SECOND TIME AROUND
Son Keep the memory of his dad---and his own fervor for collecting---alive at
new Safran's
By Marc Rapport
Special to The State
Published in THE STATE Newspaper Saturday, November 16, 2002
To Mike Safran, it's all about appreciation. Appreciation for history, for
art, for sports stars and old movie posters, for historic newspapers, old
furniture, old friends and his own family legacy.
Mike Safran is the Safran behind the Safran's Antiques, Interiors and
Collectibles store that popped up in September like a memory on Whaley Street
just off Assembly Street.
He also is the son of Milton Safran, who owned and operated a thriving
antiques business, also called Safran's, a Gervais Street landmark through the
1950s and 1960s until his death in 1974.
Mike Safran said he started hearing from old-timers and old friends the
moment he painted his name on the building.
"I've already had one person stop in and say, 'Hey, who are you using
that name?' I laughed and said I came by it honestly," Safran, 43, said while
giving a tour of the eclectic collection he displays in the 10,000 square foot
former steel-fabrication shop.
"My grandfather was a furniture dealer who somehow ended up in the South
in the 1930s. Then my dad grew up in the business," Safran said.
After World War II, Milton Safran began to buy antiques in Europe instead
of going through middlemen in the Northeast.
"That's how he really got his business started," Safran said.
And that's also how it ended. In 1974, Milton Safran died in a commercial
airline crash near Paris. He left behind a wife, June, four children at home
and a business that occupied several buildings at the heart of the Vista.

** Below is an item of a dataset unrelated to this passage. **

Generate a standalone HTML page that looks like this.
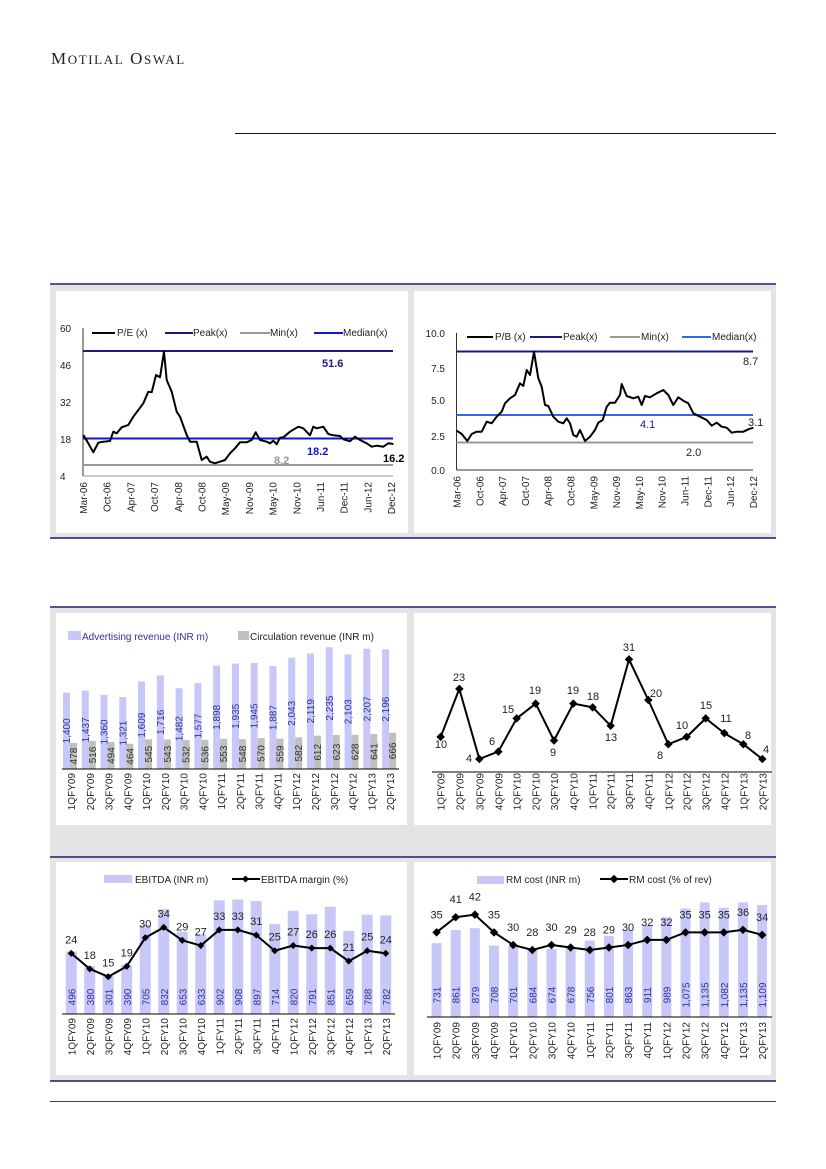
<!DOCTYPE html>
<html><head><meta charset="utf-8">
<style>
html,body{margin:0;padding:0;background:#fff;}
svg{display:block;font-family:"Liberation Sans",sans-serif;}
</style></head>
<body>
<svg id="s" width="826" height="1169" viewBox="0 0 826 1169" xmlns="http://www.w3.org/2000/svg">
<rect width="826" height="1169" fill="#fff"/>
<text x="51" y="64" font-family="Liberation Serif,serif" font-size="17" fill="#222" letter-spacing="1.6">M<tspan font-size="13">OTILAL</tspan> O<tspan font-size="13">SWAL</tspan></text>
<line x1="235" y1="133.5" x2="776" y2="133.5" stroke="#111" stroke-width="1"/>
<rect x="50" y="285" width="726" height="253" fill="#e4e4e4"/>
<rect x="56" y="291" width="352" height="242" fill="#fff"/>
<rect x="414" y="291" width="357" height="242" fill="#fff"/>
<line x1="50" y1="284" x2="776" y2="284" stroke="#1a1a6e" stroke-width="1.5"/>
<line x1="50" y1="538" x2="776" y2="538" stroke="#1a1a6e" stroke-width="1.5"/>

<rect x="50" y="608" width="726" height="249" fill="#e4e4e4"/>
<rect x="56" y="613" width="351" height="212" fill="#fff"/>
<rect x="414" y="613" width="357" height="212" fill="#fff"/>
<line x1="50" y1="607" x2="776" y2="607" stroke="#1a1a6e" stroke-width="1.5"/>
<line x1="50" y1="857" x2="776" y2="857" stroke="#1a1a6e" stroke-width="1.5"/>

<rect x="50" y="858" width="726" height="223" fill="#e4e4e4"/>
<rect x="56" y="862" width="351" height="213" fill="#fff"/>
<rect x="414" y="862" width="357" height="213" fill="#fff"/>
<line x1="50" y1="1081" x2="776" y2="1081" stroke="#1a1a6e" stroke-width="1.5"/>
<line x1="50" y1="1101.5" x2="776" y2="1101.5" stroke="#444" stroke-width="1"/>
<g id="g"></g>
</svg>
<script>
var g=document.getElementById('g');var out='';
function T(x,y,t,o){o=o||{};out+='<text x="'+x+'" y="'+y+'" font-size="'+(o.fs||10)+'" fill="'+(o.c||'#222')+'" text-anchor="'+(o.a||'start')+'"'+(o.b?' font-weight="bold"':'')+(o.r?' transform="rotate(-90 '+x+' '+y+')"':'')+'>'+t+'</text>';}
function L(x1,y1,x2,y2,c,w){out+='<line x1="'+x1+'" y1="'+y1+'" x2="'+x2+'" y2="'+y2+'" stroke="'+c+'" stroke-width="'+(w||1)+'"/>';}
function R(x,y,w,h,c){out+='<rect x="'+x+'" y="'+y+'" width="'+w+'" height="'+h+'" fill="'+c+'"/>';}
function P(ox,oy,pts,c,w){var d='';for(var i=0;i<pts.length;i+=2){d+=(i?'L':'M')+(ox+pts[i]/3).toFixed(1)+' '+(oy+pts[i+1]/3).toFixed(1);}out+='<path d="'+d+'" fill="none" stroke="'+c+'" stroke-width="'+(w||2)+'" stroke-linejoin="round"/>';}
var months=['Mar-06','Oct-06','Apr-07','Oct-07','Apr-08','Oct-08','May-09','Nov-09','May-10','Nov-10','Jun-11','Dec-11','Jun-12','Dec-12'];
(function(){
 var x0=83,x1=393;
 L(x0,328,x0,476,'#333');L(x0,476,x1,476,'#999');
 L(x0,351,x1,351,'#1a1a80',2);L(x0,438.5,x1,438.5,'#1010e0',2);L(x0,465,x1,465,'#999',2);
 [['60',332],['46',369],['32',406],['18',443],['4',480]].forEach(function(a){T(60,a[1],a[0],{fs:10});});
 var pe=[100,465,115,490,130,517,145,488,160,485,180,483,190,455,200,460,215,442,235,435,250,410,265,390,280,370,295,335,305,337,318,285,330,292,342,215,350,300,365,335,380,395,390,410,410,465,420,485,440,485,455,540,470,530,480,545,495,550,510,545,525,540,540,520,555,505,570,487,590,487,605,480,617,457,630,480,650,485,660,490,670,482,680,493,690,473,700,472,720,455,745,440,760,445,780,466,790,440,800,445,820,440,835,462,850,466,870,468,880,478,900,484,915,470,930,480,950,490,965,500,980,497,1000,500,1015,490,1030,492];
 P(50,280,pe,'#000',2);
 T(322,367,'51.6',{b:1,c:'#1a1a80',fs:11});T(307,455,'18.2',{b:1,c:'#1010e0',fs:11});T(274,464,'8.2',{b:1,c:'#999',fs:11});T(383,462,'16.2',{b:1,c:'#000',fs:11});
 L(92,333,115,333,'#000',2);T(117,336,'P/E (x)');L(165,333,193,333,'#1a1a80',2);T(193,336,'Peak(x)');L(240,333,270,333,'#999',2);T(270,336,'Min(x)');L(314,333,343,333,'#1010e0',2);T(343,336,'Median(x)');
 for(var i=0;i<14;i++){var x=x0+4+i*23.7;T(x,482,months[i],{r:1,a:'end',fs:10});}
})();
(function(){
 var x0=456.5,x1=753;
 L(x0,333,x0,470,'#333');L(x0,470,x1,470,'#333');
 L(x0,351.5,x1,351.5,'#1a1a80',2);L(x0,415,x1,415,'#3366ee',2);L(x0,442.5,x1,442.5,'#999',2);
 [['10.0',337],['7.5',372],['5.0',404],['2.5',440],['0.0',474]].forEach(function(a){T(445,a[1],a[0],{a:'end',fs:10});});
 var pb=[140,452,155,462,172,483,185,462,200,455,215,455,230,425,245,430,260,410,275,395,285,370,300,355,315,345,330,310,340,318,350,270,360,285,372,215,385,295,395,320,405,375,415,378,430,410,445,425,460,430,470,415,480,430,490,465,500,470,510,450,525,483,540,470,555,450,565,428,578,420,590,380,600,368,615,368,630,345,635,312,650,348,670,355,685,350,695,375,705,348,720,352,740,340,760,330,775,345,790,375,805,352,820,362,835,370,850,400,870,410,890,420,905,437,920,428,935,440,950,443,965,458,980,455,1000,455,1015,448,1030,443];
 P(410,280,pb,'#000',2);
 T(743,365,'8.7',{fs:11});T(640,428,'4.1',{fs:11,c:'#1a1a80'});T(686,456,'2.0',{fs:11});T(748,426,'3.1',{fs:11});
 L(467,337,493,337,'#000',2);T(495,340,'P/B (x)');L(530,337,562,337,'#1a1a80',2);T(563,340,'Peak(x)');L(610,337,640,337,'#999',2);T(641,340,'Min(x)');L(682,337,711,337,'#3366ee',2);T(712,340,'Median(x)');
 for(var i=0;i<14;i++){var x=x0+4+i*22.8;T(x,476,months[i],{r:1,a:'end',fs:10});}
})();
var q=['1QFY09','2QFY09','3QFY09','4QFY09','1QFY10','2QFY10','3QFY10','4QFY10','1QFY11','2QFY11','3QFY11','4QFY11','1QFY12','2QFY12','3QFY12','4QFY12','1QFY13','2QFY13'];
var LAV='#c8c8f8';
(function(){
 var ad=[1400,1437,1360,1321,1609,1716,1482,1577,1898,1935,1945,1887,2043,2119,2235,2103,2207,2196];
 var ci=[478,516,494,464,545,543,532,536,553,548,570,559,582,612,623,628,641,666];
 var base=769,k=0.0545,x0=62,w=18.77;
 for(var i=0;i<18;i++){var gx=x0+i*w;var h=ad[i]*k,hc=ci[i]*k;
  R(gx+1,base-h,7,h,LAV);R(gx+8,base-hc,7,hc,'#c0c0c0');
  T(gx+8,base-h/2,ad[i].toLocaleString('en-US'),{r:1,a:'middle',c:'#3030a0',fs:10});
  T(gx+15,base-hc/2,String(ci[i]),{r:1,a:'middle',c:'#333',fs:10});
  T(gx+13,773,q[i],{r:1,a:'end',fs:10});}
 L(x0,base,399,base,'#000',1);
 R(68,631,13,9,LAV);T(82,640,'Advertising revenue (INR m)',{fs:10,c:'#3030a0'});
 R(238,631,11,9,'#c0c0c0');T(250,640,'Circulation revenue (INR m)',{fs:10});
})();
(function(){
 var v=[10,23,4,6,15,19,9,19,18,13,31,20,8,10,15,11,8,4];
 var zx=[92,148,208,265,320,377,432,490,548,602,657,715,775,830,887,943,1000,1057];
 var pts=[];for(var i=0;i<18;i++){pts.push(zx[i],477-(v[i]-4)*11.07);}
 P(410,600,pts,'#000',2);
 for(var i=0;i<18;i++){var x=410+pts[2*i]/3,y=600+pts[2*i+1]/3;out+='<rect x="'+(x-3)+'" y="'+(y-3)+'" width="6" height="6" fill="#000" transform="rotate(45 '+x+' '+y+')"/>';
  T(410+zx[i]/3+4,773,q[i],{r:1,a:'end',fs:10});}
 var lb=[[441,748,'10'],[459,681,'23'],[469,762,'4'],[492,745,'6'],[508,713,'15'],[535,694,'19'],[553,756,'9'],[573,694,'19'],[593,700,'18'],[611,741,'13'],[629,651,'31'],[656,697,'20'],[660,759,'8'],[682,729,'10'],[706,709,'15'],[726,722,'11'],[748,739,'8'],[766,753,'4']];
 lb.forEach(function(a){T(a[0],a[1],a[2],{a:'middle',fs:11});});
 L(432,772,772,772,'#000',1);
})();
(function(){
 var b=[496,380,301,390,705,832,653,633,902,908,897,714,820,791,851,659,788,782];
 var m=[24,18,15,19,30,34,29,27,33,33,31,25,27,26,26,21,25,24];
 var base=1014,k=0.126,x0=62,w=18.5;
 for(var i=0;i<18;i++){var gx=x0+i*w,cx=gx+w/2;var h=b[i]*k;R(cx-5.5,base-h,11,h,LAV);
  T(cx+4,997,String(b[i]),{r:1,a:'middle',c:'#3030a0',fs:10});T(cx+4,1018,q[i],{r:1,a:'end',fs:10});}
 var d='';for(var i=0;i<18;i++){var cx=x0+i*w+w/2,y=855+(295-(m[i]-24)*7.8)/3;d+=(i?'L':'M')+cx+' '+y;out+='<rect x="'+(cx-2.5)+'" y="'+(y-2.5)+'" width="5" height="5" fill="#000" transform="rotate(45 '+cx+' '+y+')"/>';T(cx,y-10,String(m[i]),{a:'middle',fs:11});}
 out+='<path d="'+d+'" fill="none" stroke="#000" stroke-width="2"/>';
 L(x0,base,395,base,'#000',1);
 R(104,875,28,8,LAV);T(135,883,'EBITDA (INR m)',{fs:10});L(232,879,260,879,'#000',2);out+='<rect x="243" y="876.5" width="5" height="5" fill="#000" transform="rotate(45 245.5 879)"/>';T(261,883,'EBITDA margin (%)',{fs:10});
})();
(function(){
 var b=[731,861,879,708,701,684,674,678,756,801,863,911,989,1075,1135,1082,1135,1109];
 var m=[35,41,42,35,30,28,30,29,28,29,30,32,32,35,35,35,36,34];
 var base=1017,k=0.101,x0=427,w=19.15;var d='';
 for(var i=0;i<18;i++){var cx=x0+i*w+w/2;var h=b[i]*k;R(cx-5,base-h,10,h,LAV);
  T(cx+4,995,b[i].toLocaleString('en-US'),{r:1,a:'middle',c:'#3030a0',fs:10});T(cx+4,1022,q[i],{r:1,a:'end',fs:10});
  var y=855+(232-(m[i]-35)*7.57)/3;d+=(i?'L':'M')+cx+' '+y;out+='<rect x="'+(cx-3)+'" y="'+(y-3)+'" width="6" height="6" fill="#000" transform="rotate(45 '+cx+' '+y+')"/>';T(cx,y-14,String(m[i]),{a:'middle',fs:11});}
 out+='<path d="'+d+'" fill="none" stroke="#000" stroke-width="2"/>';
 L(x0,base,772,base,'#000',1);
 R(477,876,27,8,LAV);T(506,883,'RM cost (INR m)',{fs:10});L(600,879,628,879,'#000',2);out+='<rect x="611" y="876" width="6" height="6" fill="#000" transform="rotate(45 614 879)"/>';T(629,883,'RM cost (% of rev)',{fs:10});
})();
g.innerHTML=out;
</script>
</body></html>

News of the reopening of a Safran's store evoked memories for some
longtime Columbians, including Jerry Breger, a retired USC economics professor and a
friend of the late Milton Safran.
"When I got the card in the mail announcing Mike's store was open, my
thoughts were, 'Now, there's someone who was raised in the lore of antiques,'"
Breger said.
"But his father not only bought estates and sold antiques, he made custom
furniture that was beautiful and extremely valuable."
Milton Safran's businesses included an auction house - antique chairs and
tables would be stacked to the ceilings in those old buildings, Mike Safran
recalled-and a furniture-restoring and reproduction operation that employed as
many as 15 craftsmen.
Fine antiques and high-end furniture reproductions were a specialty for
Milton Safran, but his store was a place for everyone, one old customer and
friend recalled.
"He dealt the same with every class of people, from the very rich to
would-be collectors to regular folks like me," said Ross Beard of Camden. And
these who could afford even less, Beard said: "Milton would always give them a
break. I'm sure Mike will be a chip off the old block."
Sigmund Friedman, a veteran downtown Columbia businessman, is among those
who were happy to see the Safran name reappear.
"It's not well known anymore, but at the time he died, Milton was
recognized as one of the top experts on antiques between New York and New Orleans.
His knowledge was unbelievable," said the owner of bonded Loan Office on
Assembly Street.
"And here you have Mike, who is so knowledgeable himself, and you just
have to think how Mike had to pretty much learn it on his own, since he was so
young when his dad died. His dad could have taught him so much."